(Supplied material):
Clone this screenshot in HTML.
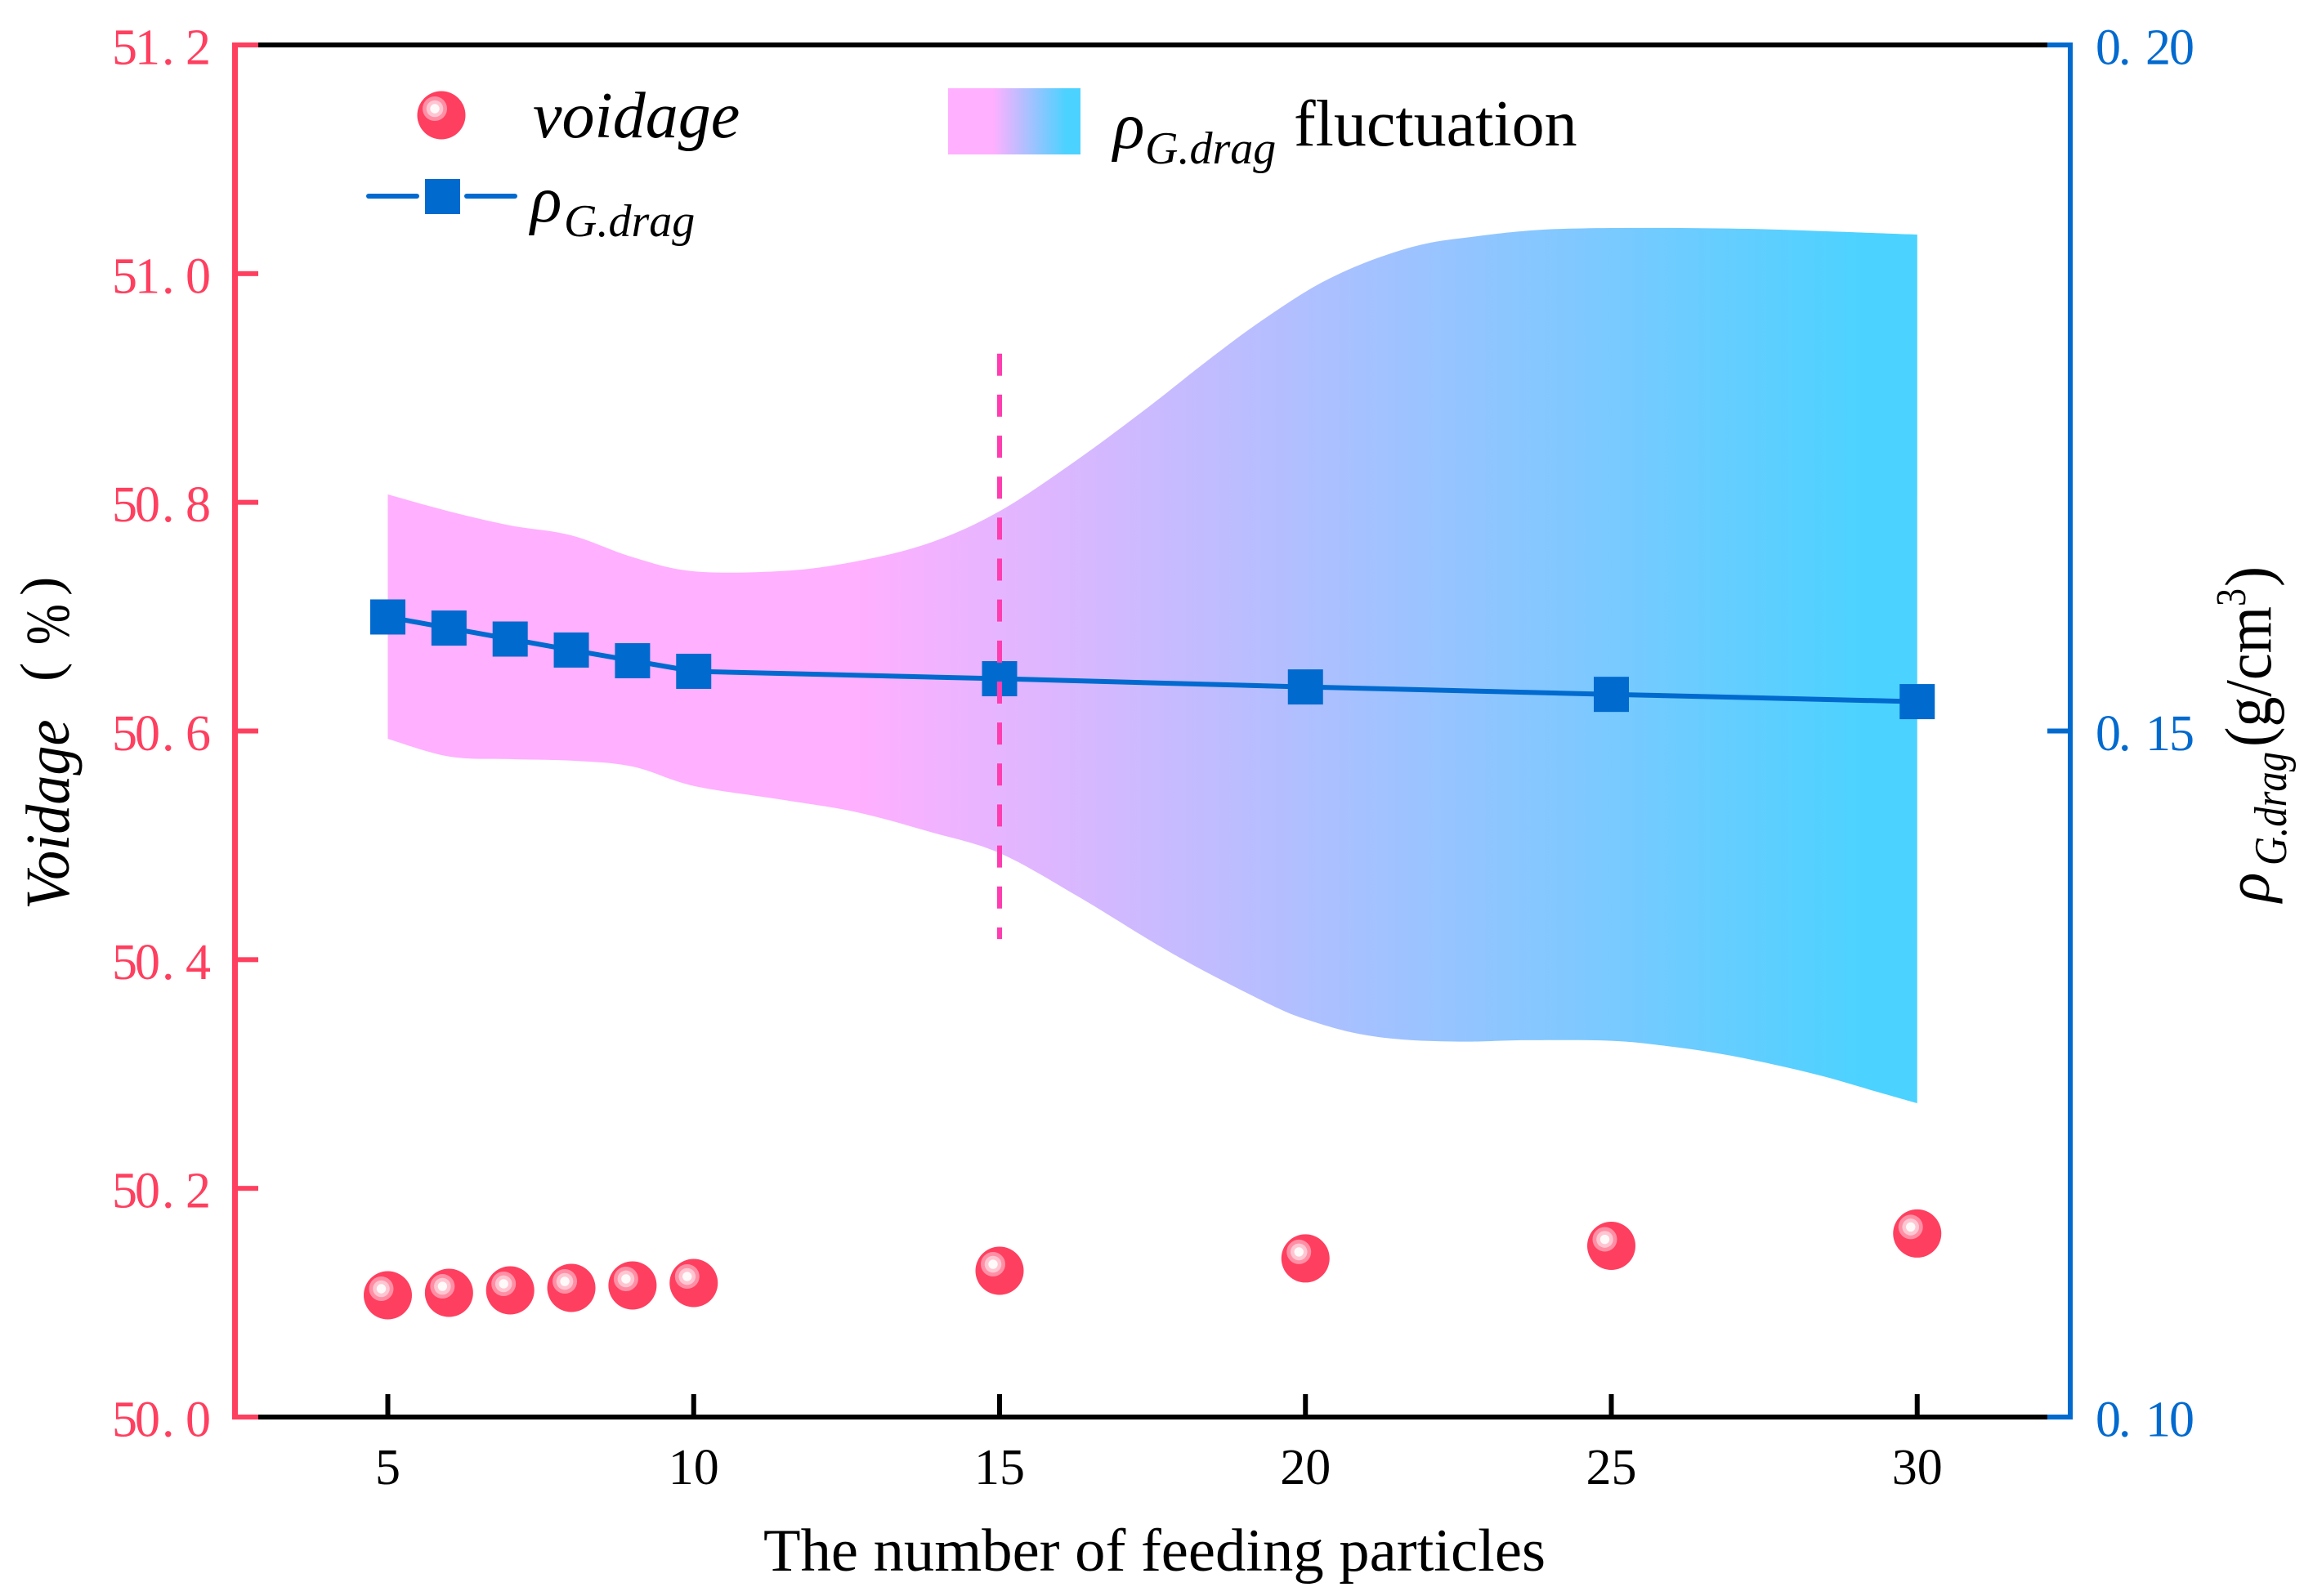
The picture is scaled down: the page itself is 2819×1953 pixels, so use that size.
<!DOCTYPE html>
<html lang="en">
<head>
<meta charset="utf-8">
<title>Voidage and drag density versus feeding particles</title>
<style>
html,body{margin:0;padding:0;background:#fff;}
svg{display:block;font-family:"Liberation Serif","Noto Serif CJK SC",serif;}
</style>
</head>
<body>
<svg id="chart" xmlns="http://www.w3.org/2000/svg" width="2819" height="1953" viewBox="0 0 2819 1953">
  <defs>
    <linearGradient id="bandGrad" gradientUnits="userSpaceOnUse" x1="1050" y1="0" x2="2280" y2="0">
      <stop offset="0" stop-color="#FFB0FF"/><stop offset="1" stop-color="#4CD2FF"/>
    </linearGradient>
    <linearGradient id="legendGrad" gradientUnits="userSpaceOnUse" x1="1215" y1="0" x2="1304" y2="0">
      <stop offset="0" stop-color="#FFB0FF"/><stop offset="1" stop-color="#4CD2FF"/>
    </linearGradient>
  </defs>
  <rect x="0" y="0" width="2819" height="1953" fill="#fff"/>
  <g id="plot"></g>
  <g id="axes"></g>

  <text x="934" y="1922" font-size="74" textLength="957" lengthAdjust="spacingAndGlyphs">The number of feeding particles</text>

  <g fill="#000">
    <text transform="translate(84 1113) rotate(-90) scale(0.95 1)" font-size="76" font-style="italic">Voidage</text>
    <text transform="translate(73 834) rotate(-90)" font-size="70">(</text>
    <text transform="translate(84 789) rotate(-90)" font-size="76" textLength="50" lengthAdjust="spacingAndGlyphs">%</text>
    <text transform="translate(73 729) rotate(-90)" font-size="70">)</text>
  </g>

  <g fill="#000">
    <text transform="translate(2776 1104) rotate(-90)" font-size="76" font-style="italic">ρ</text>
    <text transform="translate(2797 1059) rotate(-90)" font-size="56" font-style="italic" textLength="139" lengthAdjust="spacingAndGlyphs">G.drag</text>
    <text transform="translate(2778 914) rotate(-90)" font-size="80" textLength="172" lengthAdjust="spacingAndGlyphs">(g/cm</text>
    <text transform="translate(2747 742) rotate(-90)" font-size="52" textLength="22" lengthAdjust="spacingAndGlyphs">3</text>
    <text transform="translate(2778 718) rotate(-90)" font-size="80" textLength="25" lengthAdjust="spacingAndGlyphs">)</text>
  </g>

  <g>
    <g>
      <circle cx="540" cy="141" r="29.5" fill="#FF3F5F"/>
      <circle cx="532" cy="133" r="15" fill="#FF8FA5"/>
      <circle cx="532" cy="133" r="10.3" fill="#FFC6D2"/>
      <circle cx="532" cy="133" r="5.7" fill="#FFFAFA"/>
      <text x="652" y="168" font-size="80" font-style="italic">voidage</text>
    </g>
    <g>
      <line x1="451" y1="240" x2="510" y2="240" stroke="#006ACF" stroke-width="6" stroke-linecap="round"/>
      <line x1="571" y1="240" x2="630" y2="240" stroke="#006ACF" stroke-width="6" stroke-linecap="round"/>
      <rect x="520" y="219" width="43" height="43" fill="#006ACF"/>
      <text x="649" y="271" font-size="80" font-style="italic">ρ</text>
      <text x="690" y="289" font-size="56" font-style="italic">G.drag</text>
    </g>
    <g>
      <rect x="1160" y="108" width="162" height="81" fill="url(#legendGrad)"/>
      <text x="1362" y="181" font-size="80" font-style="italic">ρ</text>
      <text x="1401" y="200" font-size="56" font-style="italic">G.drag</text>
      <text x="1583" y="178" font-size="80">fluctuation</text>
    </g>
  </g>
</svg>
<script>
// ---- data ----
const categories = [5, 6, 7, 8, 9, 10, 15, 20, 25, 30];
const voidageValues = [50.1065, 50.1086, 50.1108, 50.1129, 50.1151, 50.1172, 50.1279, 50.1387, 50.1497, 50.1605];
const rhoValues = [0.15831, 0.1575, 0.1567, 0.1559, 0.15512, 0.15435, 0.15381, 0.15321, 0.15267, 0.15214];

const bandUpperX = [5, 6, 7, 8, 9, 10, 11.48, 12.68, 13.87, 15, 16.26, 17.45, 18.3, 19.1, 20, 20.7, 21.4, 22.05, 22.8, 23.45, 24.1, 25, 26.15, 27.4, 28.7, 30];
const bandUpperValues = [0.16724, 0.16601, 0.16498, 0.16426, 0.16267, 0.16164, 0.16167, 0.16238, 0.16373, 0.16602, 0.16974, 0.17367, 0.17665, 0.17933, 0.18201, 0.18362, 0.18481, 0.18559, 0.18606, 0.18639, 0.18658, 0.18666, 0.18666, 0.18658, 0.18639, 0.18618];
const bandLowerX = [5, 6, 7, 8, 9, 10, 11.48, 12.68, 13.87, 15, 16.26, 17.37, 18, 18.65, 19.5, 20, 20.8, 21.6, 22.6, 23.6, 25, 25.9, 26.75, 27.6, 28.45, 29.3, 30];
const bandLowerValues = [0.14943, 0.14814, 0.14795, 0.14784, 0.14741, 0.146, 0.14497, 0.14407, 0.14264, 0.1411, 0.138, 0.13498, 0.13335, 0.1318, 0.1299, 0.129, 0.12799, 0.12751, 0.12736, 0.12746, 0.12742, 0.12704, 0.1265, 0.12575, 0.12485, 0.12376, 0.12287];

const xTickLabels = ['5', '10', '15', '20', '25', '30'];
const leftTickLabels = ['50.0', '50.2', '50.4', '50.6', '50.8', '51.0', '51.2'];
const rightTickLabels = ['0.10', '0.15', '0.20'];

const dividerCategory = 15;
const dividerRange = [50.418, 50.93];

// ---- axis functions ----
const PINK = '#FF3F5F', BLUE = '#006ACF';
const xAxis = v => 474.5 + (v - 5) * 74.85;
const yLeft = v => 1734 - (v - 50) * 1399.17;
const yRight = v => 1734 - (v - 0.1) * 16790;

const NS = 'http://www.w3.org/2000/svg';
const plot = document.getElementById('plot');
const axes = document.getElementById('axes');
function make(tag, attrs, parent) {
  const el = document.createElementNS(NS, tag);
  for (const k in attrs) el.setAttribute(k, attrs[k]);
  parent.appendChild(el);
  return el;
}
function smooth(points) {
  let d = '';
  for (let i = 0; i < points.length - 1; i++) {
    const p0 = points[Math.max(i - 1, 0)], p1 = points[i], p2 = points[i + 1], p3 = points[Math.min(i + 2, points.length - 1)];
    const c1x = p1[0] + (p2[0] - p0[0]) / 6, c1y = p1[1] + (p2[1] - p0[1]) / 6;
    const c2x = p2[0] - (p3[0] - p1[0]) / 6, c2y = p2[1] - (p3[1] - p1[1]) / 6;
    d += 'C' + c1x.toFixed(1) + ' ' + c1y.toFixed(1) + ' ' + c2x.toFixed(1) + ' ' + c2y.toFixed(1) + ' ' + p2[0].toFixed(1) + ' ' + p2[1].toFixed(1);
  }
  return d;
}
const charOffsets = [0, 28, 61, 90];
function spacedLabel(label, x0, y, fill, parent) {
  const t = make('text', { y: y, 'font-size': 62, fill: fill }, parent);
  t.setAttribute('x', label.split('').map((c, i) => x0 + charOffsets[i]).join(' '));
  t.textContent = label;
  return t;
}

// ---- fluctuation band ----
const upperPts = bandUpperX.map((v, i) => [xAxis(v), yRight(bandUpperValues[i])]);
const lowerPts = bandLowerX.map((v, i) => [xAxis(v), yRight(bandLowerValues[i])]).reverse();
const band = make('path', {
  d: 'M' + upperPts[0][0] + ' ' + upperPts[0][1] + smooth(upperPts) + 'L' + lowerPts[0][0] + ' ' + lowerPts[0][1] + smooth(lowerPts) + 'Z',
  fill: 'url(#bandGrad)'
}, plot);



// ---- rho line and markers ----
const rhoLine = make('polyline', {
  points: categories.map((c, i) => xAxis(c).toFixed(1) + ',' + yRight(rhoValues[i]).toFixed(1)).join(' '),
  fill: 'none', stroke: BLUE, 'stroke-width': 6
}, plot);


categories.forEach((c, i) => {
  const sq = make('rect', { x: xAxis(c) - 21.5, y: yRight(rhoValues[i]) - 21.5, width: 43, height: 43, fill: BLUE }, plot);
  
  
});

// ---- voidage markers ----
categories.forEach((c, i) => {
  const cx = xAxis(c), cy = yLeft(voidageValues[i]);
  const g = make('g', {}, plot);
  
  
  make('circle', { cx: cx, cy: cy, r: 29.5, fill: PINK }, g);
  make('circle', { cx: cx - 8, cy: cy - 8, r: 15, fill: '#FF8FA5' }, g);
  make('circle', { cx: cx - 8, cy: cy - 8, r: 10.3, fill: '#FFC6D2' }, g);
  make('circle', { cx: cx - 8, cy: cy - 8, r: 5.7, fill: '#FFFAFA' }, g);
});

// ---- dashed divider ----
const divider = make('line', {
  x1: xAxis(dividerCategory), x2: xAxis(dividerCategory),
  y1: yLeft(dividerRange[1]), y2: yLeft(dividerRange[0]),
  stroke: '#FF3DB0', 'stroke-width': 6, 'stroke-dasharray': '27 23.15'
}, plot);



// ---- frame ----
const topBlack = make('rect', { x: 316, y: 52, width: 2189, height: 6, fill: '#000' }, axes);


const bottomBlack = make('rect', { x: 316, y: 1731, width: 2189, height: 6, fill: '#000' }, axes);


const leftSpine = make('rect', { x: 284, y: 52, width: 7, height: 1685, fill: PINK }, axes);


const rightSpine = make('rect', { x: 2530, y: 52, width: 6, height: 1685, fill: BLUE }, axes);



// ---- x ticks ----
xTickLabels.forEach(label => {
  const x = xAxis(Number(label));
  const tick = make('rect', { x: x - 3, y: 1706, width: 6, height: 26, fill: '#000' }, axes);
  
  
  const t = make('text', { x: x, y: 1816, 'font-size': 62, 'text-anchor': 'middle', fill: '#000' }, axes);
  
  
  t.textContent = label;
});

// ---- left ticks ----
leftTickLabels.forEach(label => {
  const y = yLeft(Number(label));
  const tick = make('rect', { x: 288, y: y - 3, width: 28, height: 6, fill: PINK }, axes);
  
  
  const t = spacedLabel(label, 137, y + 23.5, PINK, axes);
  
  
});

// ---- right ticks ----
rightTickLabels.forEach(label => {
  const y = yRight(Number(label));
  const tick = make('rect', { x: 2505, y: y - 3, width: 27, height: 6, fill: BLUE }, axes);
  
  
  const t = spacedLabel(label, 2564, y + 23.5, BLUE, axes);
  
  
});
</script>
</body>
</html>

(Work to do): Where a line above contains the string "picture", copy that line.

(Final result):
The picture is scaled down: the page itself is 2819×1953 pixels, so use that size.

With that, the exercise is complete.